ドアの開く音がして目を向けると、ナース服を着た女が驚いた顔でこっちを見ていた。
看護師か。
「今先生を呼んできます」だなんて言って部屋を出て行って、10数分もすれば白衣を着た白髪のおじいさんがやってくる。
「あなたの名前は?」
「……刹那、小野寺刹那」
「歳は?」
「にじゅー、ろく」
何かの確認なのか、単純な質問をいくつかぶつけられた。
意識は大丈夫のようですね、と笑いかけてくる。
あぁ、意識の確認だったのか。
優しい笑みを浮かべるその人から悪意は感じられない。
医者はテレビを見るかどうをを俺に問いかけ、それに答えるように首を横に振るとテレビを消した。

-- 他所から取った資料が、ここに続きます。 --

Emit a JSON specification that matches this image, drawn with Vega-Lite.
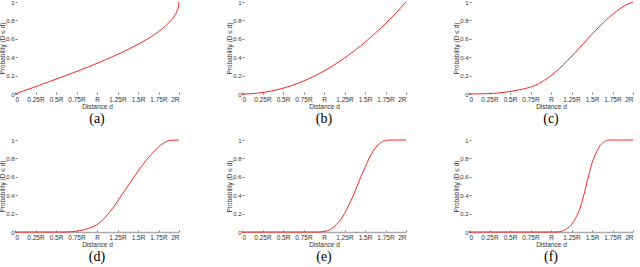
{
  "$schema": "https://vega.github.io/schema/vega-lite/v6.json",
  "padding": {"left": -1, "top": -1, "right": 0, "bottom": 0},
  "background": "white",
  "config": {
    "view": {"stroke": null},
    "font": "Liberation Sans",
    "axis": {
      "labelFont": "Liberation Sans",
      "labelFontSize": 6.5,
      "labelColor": "#333",
      "titleFont": "Liberation Sans",
      "titleFontSize": 6.5,
      "titleFontWeight": "normal",
      "titleColor": "#333",
      "grid": false,
      "domain": false,
      "tickColor": "#555",
      "tickSize": -2,
      "tickWidth": 0.8,
      "labelPadding": 4
    },
    "axisX": {"titlePadding": 1},
    "axisY": {"titlePadding": 0, "labelPadding": 3, "labelFontSize": 6},
    "title": {"font": "Liberation Serif", "fontSize": 14, "fontWeight": "normal", "color": "#000", "orient": "bottom", "offset": 2},
    "line": {"color": "#ff2424", "strokeWidth": 1, "interpolate": "monotone"}
  },
  "datasets": {
    "a": [
      {"d": 0, "p": 0}, {"d": 0.1, "p": 0.032}, {"d": 0.2, "p": 0.064}, {"d": 0.3, "p": 0.096},
      {"d": 0.4, "p": 0.128}, {"d": 0.5, "p": 0.161}, {"d": 0.6, "p": 0.194}, {"d": 0.7, "p": 0.228},
      {"d": 0.8, "p": 0.262}, {"d": 0.9, "p": 0.297}, {"d": 1.0, "p": 0.333}, {"d": 1.1, "p": 0.371},
      {"d": 1.2, "p": 0.41}, {"d": 1.3, "p": 0.451}, {"d": 1.4, "p": 0.494}, {"d": 1.5, "p": 0.54},
      {"d": 1.6, "p": 0.59}, {"d": 1.7, "p": 0.647}, {"d": 1.8, "p": 0.713}, {"d": 1.85, "p": 0.752},
      {"d": 1.9, "p": 0.798}, {"d": 1.95, "p": 0.857}, {"d": 1.98, "p": 0.91}, {"d": 1.995, "p": 0.955},
      {"d": 2.0, "p": 1.0}
    ],
    "b": [
      {"d": 0, "p": 0}, {"d": 0.1, "p": 0.0025}, {"d": 0.2, "p": 0.01}, {"d": 0.3, "p": 0.0225},
      {"d": 0.4, "p": 0.04}, {"d": 0.5, "p": 0.0625}, {"d": 0.6, "p": 0.09}, {"d": 0.7, "p": 0.1225},
      {"d": 0.8, "p": 0.16}, {"d": 0.9, "p": 0.2025}, {"d": 1.0, "p": 0.25}, {"d": 1.1, "p": 0.3025},
      {"d": 1.2, "p": 0.36}, {"d": 1.3, "p": 0.4225}, {"d": 1.4, "p": 0.49}, {"d": 1.5, "p": 0.5625},
      {"d": 1.6, "p": 0.64}, {"d": 1.7, "p": 0.7225}, {"d": 1.8, "p": 0.81}, {"d": 1.9, "p": 0.9025},
      {"d": 2.0, "p": 1.0}
    ],
    "c": [
      {"d": 0, "p": 0}, {"d": 0.1, "p": 0.001}, {"d": 0.2, "p": 0.003}, {"d": 0.3, "p": 0.007},
      {"d": 0.4, "p": 0.015}, {"d": 0.5, "p": 0.028}, {"d": 0.6, "p": 0.043}, {"d": 0.7, "p": 0.063},
      {"d": 0.8, "p": 0.092}, {"d": 0.9, "p": 0.138}, {"d": 1.0, "p": 0.2}, {"d": 1.1, "p": 0.275},
      {"d": 1.2, "p": 0.362}, {"d": 1.3, "p": 0.455}, {"d": 1.4, "p": 0.553}, {"d": 1.5, "p": 0.65},
      {"d": 1.6, "p": 0.742}, {"d": 1.7, "p": 0.827}, {"d": 1.8, "p": 0.9}, {"d": 1.9, "p": 0.96},
      {"d": 2.0, "p": 1.0}
    ],
    "d": [
      {"d": 0, "p": 0}, {"d": 0.2, "p": 0}, {"d": 0.4, "p": 0}, {"d": 0.6, "p": 0},
      {"d": 0.7, "p": 0.004}, {"d": 0.8, "p": 0.016}, {"d": 0.9, "p": 0.04}, {"d": 1.0, "p": 0.08},
      {"d": 1.1, "p": 0.16}, {"d": 1.2, "p": 0.27}, {"d": 1.3, "p": 0.4}, {"d": 1.4, "p": 0.53},
      {"d": 1.5, "p": 0.66}, {"d": 1.6, "p": 0.78}, {"d": 1.7, "p": 0.88}, {"d": 1.75, "p": 0.925},
      {"d": 1.8, "p": 0.96}, {"d": 1.85, "p": 0.985}, {"d": 1.9, "p": 0.997}, {"d": 2.0, "p": 1.0}
    ],
    "e": [
      {"d": 0, "p": 0}, {"d": 0.3, "p": 0}, {"d": 0.6, "p": 0}, {"d": 0.9, "p": 0},
      {"d": 0.95, "p": 0.001}, {"d": 1.0, "p": 0.005}, {"d": 1.05, "p": 0.015}, {"d": 1.1, "p": 0.04},
      {"d": 1.15, "p": 0.08}, {"d": 1.2, "p": 0.13}, {"d": 1.25, "p": 0.2}, {"d": 1.3, "p": 0.29},
      {"d": 1.35, "p": 0.38}, {"d": 1.4, "p": 0.49}, {"d": 1.45, "p": 0.6}, {"d": 1.5, "p": 0.7},
      {"d": 1.55, "p": 0.8}, {"d": 1.6, "p": 0.88}, {"d": 1.65, "p": 0.94}, {"d": 1.7, "p": 0.975},
      {"d": 1.75, "p": 0.995}, {"d": 1.8, "p": 1.0}, {"d": 1.9, "p": 1.0}, {"d": 2.0, "p": 1.0}
    ],
    "f": [
      {"d": 0, "p": 0}, {"d": 0.35, "p": 0}, {"d": 0.7, "p": 0}, {"d": 1.05, "p": 0},
      {"d": 1.1, "p": 0.003}, {"d": 1.15, "p": 0.015}, {"d": 1.2, "p": 0.04}, {"d": 1.25, "p": 0.08},
      {"d": 1.3, "p": 0.15}, {"d": 1.35, "p": 0.25}, {"d": 1.4, "p": 0.4}, {"d": 1.45, "p": 0.58},
      {"d": 1.5, "p": 0.75}, {"d": 1.55, "p": 0.86}, {"d": 1.6, "p": 0.94}, {"d": 1.65, "p": 0.98},
      {"d": 1.7, "p": 1.0}, {"d": 1.8, "p": 1.0}, {"d": 1.9, "p": 1.0}, {"d": 2.0, "p": 1.0}
    ]
  },
  "bounds": "flush",
  "columns": 3,
  "spacing": {"row": 46, "column": 63},
  "concat": [
    {
      "width": 164, "height": 92,
      "data": {"name": "a"},
      "title": {"text": "(a)"},
      "mark": {"type": "line"},
      "encoding": {
        "x": {"field": "d", "type": "quantitative", "scale": {"domain": [0, 2], "nice": false},
          "axis": {"title": "Distance d", "values": [0, 0.25, 0.5, 0.75, 1, 1.25, 1.5, 1.75, 2],
            "labelExpr": "datum.value == 0 ? '0' : datum.value == 1 ? 'R' : datum.value + 'R'"}},
        "y": {"field": "p", "type": "quantitative", "scale": {"domain": [0, 1], "nice": false},
          "axis": {"title": "Probability (D ≤ d)", "values": [0, 0.2, 0.4, 0.6, 0.8, 1], "format": "~g"}}
      }
    },
    {
      "width": 164, "height": 92,
      "data": {"name": "b"},
      "title": {"text": "(b)"},
      "mark": {"type": "line"},
      "encoding": {
        "x": {"field": "d", "type": "quantitative", "scale": {"domain": [0, 2], "nice": false},
          "axis": {"title": "Distance d", "values": [0, 0.25, 0.5, 0.75, 1, 1.25, 1.5, 1.75, 2],
            "labelExpr": "datum.value == 0 ? '0' : datum.value == 1 ? 'R' : datum.value + 'R'"}},
        "y": {"field": "p", "type": "quantitative", "scale": {"domain": [0, 1], "nice": false},
          "axis": {"title": "Probability (D ≤ d)", "values": [0, 0.2, 0.4, 0.6, 0.8, 1], "format": "~g"}}
      }
    },
    {
      "width": 164, "height": 92,
      "data": {"name": "c"},
      "title": {"text": "(c)"},
      "mark": {"type": "line"},
      "encoding": {
        "x": {"field": "d", "type": "quantitative", "scale": {"domain": [0, 2], "nice": false},
          "axis": {"title": "Distance d", "values": [0, 0.25, 0.5, 0.75, 1, 1.25, 1.5, 1.75, 2],
            "labelExpr": "datum.value == 0 ? '0' : datum.value == 1 ? 'R' : datum.value + 'R'"}},
        "y": {"field": "p", "type": "quantitative", "scale": {"domain": [0, 1], "nice": false},
          "axis": {"title": "Probability (D ≤ d)", "values": [0, 0.2, 0.4, 0.6, 0.8, 1], "format": "~g"}}
      }
    },
    {
      "width": 164, "height": 92,
      "data": {"name": "d"},
      "title": {"text": "(d)"},
      "mark": {"type": "line"},
      "encoding": {
        "x": {"field": "d", "type": "quantitative", "scale": {"domain": [0, 2], "nice": false},
          "axis": {"title": "Distance d", "domain": true, "domainColor": "#aaa", "domainWidth": 1.5, "values": [0, 0.25, 0.5, 0.75, 1, 1.25, 1.5, 1.75, 2],
            "labelExpr": "datum.value == 0 ? '0' : datum.value == 1 ? 'R' : datum.value + 'R'"}},
        "y": {"field": "p", "type": "quantitative", "scale": {"domain": [0, 1], "nice": false},
          "axis": {"title": "Probability (D ≤ d)", "values": [0, 0.2, 0.4, 0.6, 0.8, 1], "format": "~g"}}
      }
    },
    {
      "width": 164, "height": 92,
      "data": {"name": "e"},
      "title": {"text": "(e)"},
      "mark": {"type": "line"},
      "encoding": {
        "x": {"field": "d", "type": "quantitative", "scale": {"domain": [0, 2], "nice": false},
          "axis": {"title": "Distance d", "domain": true, "domainColor": "#aaa", "domainWidth": 1.5, "values": [0, 0.25, 0.5, 0.75, 1, 1.25, 1.5, 1.75, 2],
            "labelExpr": "datum.value == 0 ? '0' : datum.value == 1 ? 'R' : datum.value + 'R'"}},
        "y": {"field": "p", "type": "quantitative", "scale": {"domain": [0, 1], "nice": false},
          "axis": {"title": "Probability (D ≤ d)", "values": [0, 0.2, 0.4, 0.6, 0.8, 1], "format": "~g"}}
      }
    },
    {
      "width": 164, "height": 92,
      "data": {"name": "f"},
      "title": {"text": "(f)"},
      "mark": {"type": "line"},
      "encoding": {
        "x": {"field": "d", "type": "quantitative", "scale": {"domain": [0, 2], "nice": false},
          "axis": {"title": "Distance d", "domain": true, "domainColor": "#aaa", "domainWidth": 1.5, "values": [0, 0.25, 0.5, 0.75, 1, 1.25, 1.5, 1.75, 2],
            "labelExpr": "datum.value == 0 ? '0' : datum.value == 1 ? 'R' : datum.value + 'R'"}},
        "y": {"field": "p", "type": "quantitative", "scale": {"domain": [0, 1], "nice": false},
          "axis": {"title": "Probability (D ≤ d)", "values": [0, 0.2, 0.4, 0.6, 0.8, 1], "format": "~g"}}
      }
    }
  ]
}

テレビが消え、誰もいなくなった病室は嫌になるほど静かだった。
ここには、
馬鹿みたいに騒ぐ馬鹿も
控えめに笑う少女も
いない。
あの2人はどうしているのだろうか。
どこにいるのだろうか。
無事、なのだろうか。
もぞり、と身動ぎをして横にあるテーブルの上に手をついた。
途中、体がついていかなくてバランスを崩した。
テーブルの上には、ピンク色の花。
不思議なくらい、生き生きとした花。
ただでさえ、戦争が終わって道具の必要がない世界で。
体の自由を失って、必要とされないはずの自分が。
この花を見たら、なんだか、誰かに必要とされている気がした。
気がするだけか。
花に触れようとして、またバランスを崩して。
花瓶ごとひっくり返し、それは無惨に床に崩れた。